*Provided material*
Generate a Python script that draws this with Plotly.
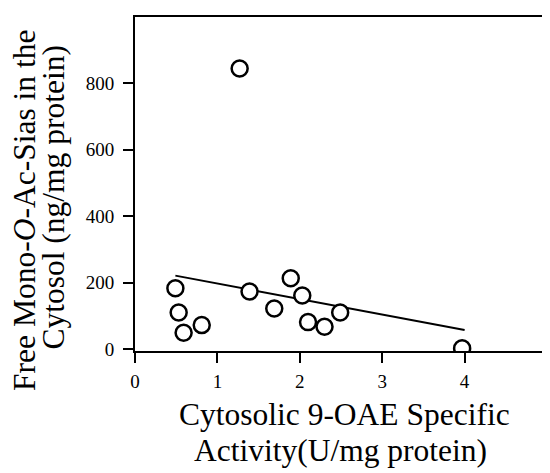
import plotly.graph_objects as go

# Data
activity = [1.27, 0.49, 0.53, 0.59, 0.81, 1.39, 1.69, 1.89, 2.03, 2.10, 2.30, 2.49, 3.97]
free_sias = [845, 183, 110, 49, 72, 173, 122, 213, 161, 81, 67, 110, 2]

fit_x = [0.49, 4.0]
fit_y = [221, 57]

x_ticks = [0, 1, 2, 3, 4, 5]
y_ticks = [0, 200, 400, 600, 800]

FONT = "Liberation Serif"

fig = go.Figure()
fig.add_trace(go.Scatter(
    x=fit_x, y=fit_y, mode="lines",
    line=dict(color="black", width=2),
    showlegend=False, hoverinfo="skip"))
fig.add_trace(go.Scatter(
    x=activity, y=free_sias, mode="markers",
    marker=dict(symbol="circle", size=16, color="white",
                line=dict(color="black", width=2.5)),
    showlegend=False))

# the page body has an 8px default margin; compensate so the plot lands where the reference has it
fig.update_layout(
    width=550, height=473,
    margin=dict(l=126.5, r=10, t=6.5, b=130, pad=0),
    plot_bgcolor="white", paper_bgcolor="white",
    font=dict(family=FONT, color="black", size=19),
    xaxis=dict(range=[0, 5], tickvals=x_ticks, ticktext=[str(v) for v in x_ticks],
               showgrid=False, zeroline=False, showline=True, mirror=True,
               linecolor="black", linewidth=2, ticks="outside", ticklen=10,
               tickwidth=2, tickcolor="black", ticklabelstandoff=2,
               tickfont=dict(size=19, family=FONT, color="black")),
    yaxis=dict(range=[-6, 1000], tickvals=y_ticks, ticktext=[str(v) for v in y_ticks],
               showgrid=False, zeroline=False, showline=True, mirror=True,
               linecolor="black", linewidth=2, ticks="outside", ticklen=10,
               tickwidth=2, tickcolor="black", ticklabelstandoff=5,
               tickfont=dict(size=19, family=FONT, color="black")),
)

ann = dict(xref="paper", yref="paper", showarrow=False,
           font=dict(family=FONT, size=31.5, color="black"),
           xanchor="center", yanchor="middle")
fig.add_annotation(text="Cytosolic 9-OAE Specific", x=0.509, y=-0.19, **ann)
fig.add_annotation(text="Activity(U/mg protein)", x=0.498, y=-0.297, **ann)
fig.add_annotation(text="Free Mono-<i>O</i>-Ac-Sias in the", x=-0.2697, y=0.422,
                   textangle=-90, **ann)
fig.add_annotation(text="Cytosol (ng/mg protein)", x=-0.197, y=0.459,
                   textangle=-90, **ann)

fig.write_html("out.html")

*Task description*
Leave out any pictures, please, and quote only the lines from the top of the data through the line that contains "showlegend=False))".

*Completed exercise*
Generate a Python script that draws this with Plotly.
import plotly.graph_objects as go

# Data
activity = [1.27, 0.49, 0.53, 0.59, 0.81, 1.39, 1.69, 1.89, 2.03, 2.10, 2.30, 2.49, 3.97]
free_sias = [845, 183, 110, 49, 72, 173, 122, 213, 161, 81, 67, 110, 2]

fit_x = [0.49, 4.0]
fit_y = [221, 57]

x_ticks = [0, 1, 2, 3, 4, 5]
y_ticks = [0, 200, 400, 600, 800]

FONT = "Liberation Serif"

fig = go.Figure()
fig.add_trace(go.Scatter(
    x=fit_x, y=fit_y, mode="lines",
    line=dict(color="black", width=2),
    showlegend=False, hoverinfo="skip"))
fig.add_trace(go.Scatter(
    x=activity, y=free_sias, mode="markers",
    marker=dict(symbol="circle", size=16, color="white",
                line=dict(color="black", width=2.5)),
    showlegend=False))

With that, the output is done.